Argentina shows that for the first time in two decades,
crime has risen to the top of the public agenda.
Interestingly, the importance of the crime issue in
Argentina first gained traction after the economic collapse in 2001. Yet, the significant economic growth
of the last few years does not appear to have made
Argentines feel safer. Crime continues to rise on the list
of public anxieties, while concerns about unemployment have declined.
In Argentina and Venezuela, crime is the number-one priority in popular opinion for different reasons.
Both countries have experienced their own unique
national traumas: one economic, the other radical
changes in macroeconomic policy. Meanwhile, in Mexico, fighting crime now nearly ties with job-creation in
the list of public priorities.
In other countries it varies as well. Indeed, in three
Central American countries where drug trafficking
and general banditry have been endemic (Guatemala,
Honduras and Panama), the crime issue is paramount.

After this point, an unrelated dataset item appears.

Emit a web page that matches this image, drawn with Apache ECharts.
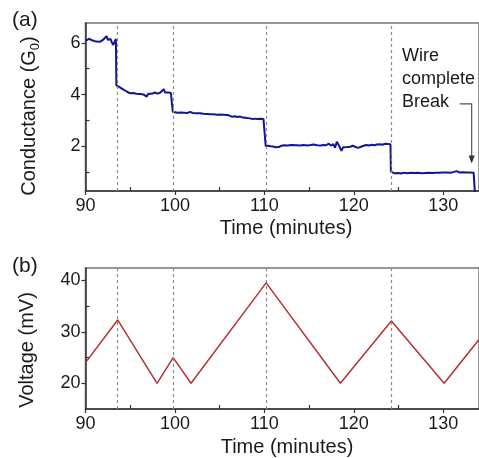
<!DOCTYPE html>
<html>
<head>
<meta charset="utf-8">
<script src="https://cdn.jsdelivr.net/npm/echarts@6/dist/echarts.min.js"></script>
<style>
html,body{margin:0;padding:0;background:#fff;}
#c{width:479px;height:458px;}
</style>
</head>
<body>
<div id="c"></div>
<script>
// ---- Data ----
const condTime = [90.0,90.2,90.4,90.6,90.8,91.0,91.2,91.4,91.6,91.8,92.0,92.15,92.35,92.5,92.65,92.8,92.95,93.1,93.25,93.4,
  93.45,93.6,93.85,94.05,94.2,94.4,94.6,94.8,95.0,95.3,95.7,96.1,96.5,96.85,97.0,97.2,97.5,97.75,98.0,98.3,98.5,98.75,98.9,99.1,99.3,99.55,99.72,
  99.76,100.0,100.3,100.6,101.0,101.4,101.7,102.0,102.4,102.8,103.2,103.6,103.9,104.3,104.7,105.0,105.4,105.8,106.1,106.4,106.7,107.0,107.3,107.6,107.8,108.1,108.4,108.7,108.95,109.2,109.35,109.6,109.9,110.1,
  110.15,110.4,110.7,111.0,111.25,111.4,111.6,111.9,112.2,112.6,113.0,113.2,113.6,114.0,114.4,114.8,115.2,115.5,115.9,116.3,116.6,116.9,117.2,117.45,117.7,117.9,118.1,118.3,118.45,118.62,118.8,119.0,119.3,119.6,119.9,120.2,120.5,120.8,121.1,121.4,121.7,122.0,122.3,122.6,122.9,123.2,123.5,123.8,124.1,
  124.15,124.3,124.5,124.7,125.0,125.3,125.6,126.0,126.4,126.8,127.2,127.6,128.0,128.4,128.8,129.2,129.6,130.0,130.4,130.8,131.2,131.5,131.8,132.2,132.6,133.0,133.4,133.55,133.58];
const condValue = [6.08,6.12,6.16,6.12,6.09,6.07,6.05,6.08,6.04,6.10,6.13,6.08,6.26,6.12,6.10,6.15,6.02,5.92,6.05,6.15,
  4.36,4.32,4.28,4.25,4.20,4.16,4.12,4.08,4.05,4.06,4.03,4.02,4.00,3.92,4.02,4.05,4.04,4.08,4.04,4.06,4.03,4.21,4.08,4.05,4.08,4.06,3.99,
  3.33,3.32,3.30,3.31,3.30,3.29,3.33,3.29,3.28,3.28,3.26,3.25,3.24,3.24,3.22,3.23,3.22,3.21,3.19,3.14,3.16,3.13,3.15,3.11,3.07,3.09,3.08,3.05,3.07,3.06,3.12,3.07,3.06,3.05,
  2.00,2.02,2.00,1.99,1.96,1.89,1.97,2.02,2.04,2.03,2.05,2.08,2.04,2.03,2.05,2.03,2.05,2.07,2.04,2.03,2.05,2.04,2.10,2.03,2.08,1.95,2.17,2.06,2.02,1.82,1.96,2.01,1.97,1.98,2.02,1.97,1.94,1.98,2.02,2.05,2.03,2.06,2.04,2.07,2.08,2.06,2.10,2.09,2.08,
  1.02,1.07,0.96,0.98,0.97,0.95,0.98,0.96,0.98,0.97,0.98,0.96,0.97,0.98,0.97,0.98,0.98,0.99,0.99,0.98,1.01,1.04,0.99,1.00,0.99,0.99,0.98,0.97,0.0];

const voltTime  = [90, 93.6, 98.0, 99.8, 101.8, 110.2, 118.5, 124.2, 130.1, 134];
const voltValue = [24, 32.3, 20.0, 25.0, 20.0,  39.5,  20.0,  32.1,  20.0,  28.5];

const stepTimes = [93.6, 99.8, 110.2, 124.2];

const xMajor = [90, 100, 110, 120, 130];
const xMinor = [95, 105, 115, 125];
const condMajor = [2, 4, 6];
const condMinor = [1, 3, 5];
const voltMajor = [20, 30, 40];
const voltMinor = [25, 35];

const panelLabels = ['(a)', '(b)'];
const xTitle = 'Time (minutes)';
const annotation = ['Wire', 'complete', 'Break'];

// ---- Chart ----
const FONT = '"Liberation Sans", Arial, sans-serif';
const AX = '#333';
const chart = echarts.init(document.getElementById('c'), null, {renderer: 'canvas'});

function zip(a, b) { return a.map((v, i) => [v, b[i]]); }

function majorX(grid) {
  return {
    type: 'value', gridIndex: grid, min: 90, max: 134, interval: 10, position: 'bottom',
    axisLine: {show: true, lineStyle: {color: AX, width: 1.5}},
    axisTick: {show: true, inside: false, length: 4, lineStyle: {color: AX, width: 1.2}, customValues: xMajor},
    axisLabel: {show: true, customValues: xMajor, margin: 6, color: '#1a1a1a', fontSize: 18, fontFamily: FONT},
    splitLine: {show: false}
  };
}
function minorX(grid) {
  return {
    type: 'value', gridIndex: grid, min: 90, max: 134, position: 'bottom',
    axisLine: {show: false},
    axisTick: {show: true, inside: true, length: 4, lineStyle: {color: AX, width: 1.2}, customValues: xMinor},
    axisLabel: {show: false},
    splitLine: {show: false}
  };
}
function majorY(grid, min, max, vals) {
  return {
    type: 'value', gridIndex: grid, min: min, max: max, position: 'left',
    axisLine: {show: true, lineStyle: {color: AX, width: 1.5}},
    axisTick: {show: true, inside: false, length: 4, lineStyle: {color: AX, width: 1.2}, customValues: vals},
    axisLabel: {show: true, customValues: vals, margin: 5, color: '#1a1a1a', fontSize: 18, fontFamily: FONT},
    splitLine: {show: false}
  };
}
function minorY(grid, min, max, vals) {
  return {
    type: 'value', gridIndex: grid, min: min, max: max, position: 'left',
    axisLine: {show: false},
    axisTick: {show: true, inside: true, length: 4, lineStyle: {color: AX, width: 1.2}, customValues: vals},
    axisLabel: {show: false},
    splitLine: {show: false}
  };
}

const stepLines = {
  silent: true, symbol: ['none', 'none'], label: {show: false},
  lineStyle: {color: '#8a8a8a', type: [3, 3], width: 1.2},
  data: stepTimes.map(t => ({xAxis: t}))
};

const option = {
  animation: false,
  backgroundColor: '#fff',
  grid: [
    {left: 85.5, right: 0, top: 23, bottom: 267, show: true, borderColor: '#777', borderWidth: 1.5},
    {left: 85.5, right: 0, top: 268, bottom: 49, show: true, borderColor: '#777', borderWidth: 1.5}
  ],
  xAxis: [majorX(0), minorX(0), majorX(1), minorX(1)],
  yAxis: [
    majorY(0, 0.27, 6.77, condMajor), minorY(0, 0.27, 6.77, condMinor),
    majorY(1, 15, 42.4, voltMajor), minorY(1, 15, 42.4, voltMinor)
  ],
  series: [
    {
      type: 'line', xAxisIndex: 0, yAxisIndex: 0, data: zip(condTime, condValue),
      showSymbol: false, symbol: 'none', clip: true, z: 3,
      lineStyle: {color: '#141496', width: 2},
      markLine: stepLines
    },
    {
      type: 'line', xAxisIndex: 2, yAxisIndex: 2, data: zip(voltTime, voltValue),
      showSymbol: false, symbol: 'none', clip: true, z: 3,
      lineStyle: {color: '#b42a2a', width: 1.4},
      markLine: stepLines
    }
  ],
  graphic: [
    {id: 'pa', type: 'text', left: 12, top: 10, style: {text: panelLabels[0], font: '21px ' + FONT, fill: '#1a1a1a'}},
    {id: 'pb', type: 'text', left: 12, top: 256, style: {text: panelLabels[1], font: '21px ' + FONT, fill: '#1a1a1a'}},
    {id: 'xt0', type: 'text', x: 286, y: 228, style: {text: xTitle, font: '20px ' + FONT, fill: '#1a1a1a', align: 'center', verticalAlign: 'middle'}},
    {id: 'xt1', type: 'text', x: 287, y: 447, style: {text: xTitle, font: '20px ' + FONT, fill: '#1a1a1a', align: 'center', verticalAlign: 'middle'}},
    {id: 'yt0', type: 'text', x: 29, y: 116, rotation: Math.PI / 2,
      style: {text: '{n|Conductance (G}{s|0}{n|)}', align: 'center', verticalAlign: 'middle',
        rich: {
          n: {font: '20px ' + FONT, fill: '#1a1a1a', lineHeight: 26, verticalAlign: 'middle'},
          s: {font: '13px ' + FONT, fill: '#1a1a1a', lineHeight: 13, verticalAlign: 'bottom'}
        }}},
    {id: 'yt1', type: 'text', x: 27, y: 350, rotation: Math.PI / 2,
      style: {text: 'Voltage (mV)', font: '20px ' + FONT, fill: '#1a1a1a', align: 'center', verticalAlign: 'middle'}},
    {id: 'ann', type: 'text', x: 402, y: 44.5,
      style: {text: annotation.join('\n'), font: '18px ' + FONT, fill: '#1a1a1a', lineHeight: 23, align: 'left', verticalAlign: 'top'}}
  ]
};
chart.setOption(option);

// Arrow for annotation, positioned from data coordinates
const pStart = chart.convertToPixel({seriesIndex: 0}, [131.84, 3.64]);
const pCorner = chart.convertToPixel({seriesIndex: 0}, [133.18, 3.64]);
const pTip = chart.convertToPixel({seriesIndex: 0}, [133.18, 1.33]);
chart.setOption({
  graphic: [
    {id: 'arrowLine', type: 'polyline', shape: {points: [pStart, pCorner, [pCorner[0], pTip[1] - 7]]},
      style: {stroke: '#555', lineWidth: 1.2, fill: null}},
    {id: 'arrowHead', type: 'polygon', shape: {points: [[pTip[0] - 3, pTip[1] - 8], [pTip[0] + 3, pTip[1] - 8], [pTip[0], pTip[1]]]},
      style: {fill: '#333'}}
  ]
});
</script>
</body>
</html>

Colombia emerges as a unique case: the ongoing conflict involving drug traffickers, paramilitaries and guerrillas has blurred the line separating national security
problems and law and order.
On average, the higher the crime rate, the more
important the crime issue. (See Figure 2, next page)
graphics by jared schneidman design
For instance, Venezuela, Colombia, and Brazil—all
high-crime countries—also list crime as a high-prior-ity problem. Conversely, in the low-crime countries of
Peru and Uruguay, crime, not surprisingly, is low on
the list of public concerns. There are, however, two
notable exceptions: Chile and Argentina. Both countries register low murder rates, yet skew higher than
expected on the crime issue.
These survey results raise three important points.
First, the salience of crime does depend at least in
part on the absolute crime levels. This suggests that
without a medium to long-term reduction in the crime
rates, the issue is here to stay. Second, the examples
of Chile and Argentina suggest that voters are able to
take a more nuanced approach by comparing changing
crime patterns over a period of years. Chile and Argentina show that relative increases in crime rates may be
more important than absolute levels. Indeed, a slight
slippage in the crime rates in these countries seems to
have had a major impact on voters perceiving crime
as a key issue. Third, especially in the case of Chile,
sustained economic growth and stability may make
crime a larger focus of public attention. As voters feel
able to feed and clothe their families and live normal
lives without worrying about future political instability,
crime could become a rising preoccupation.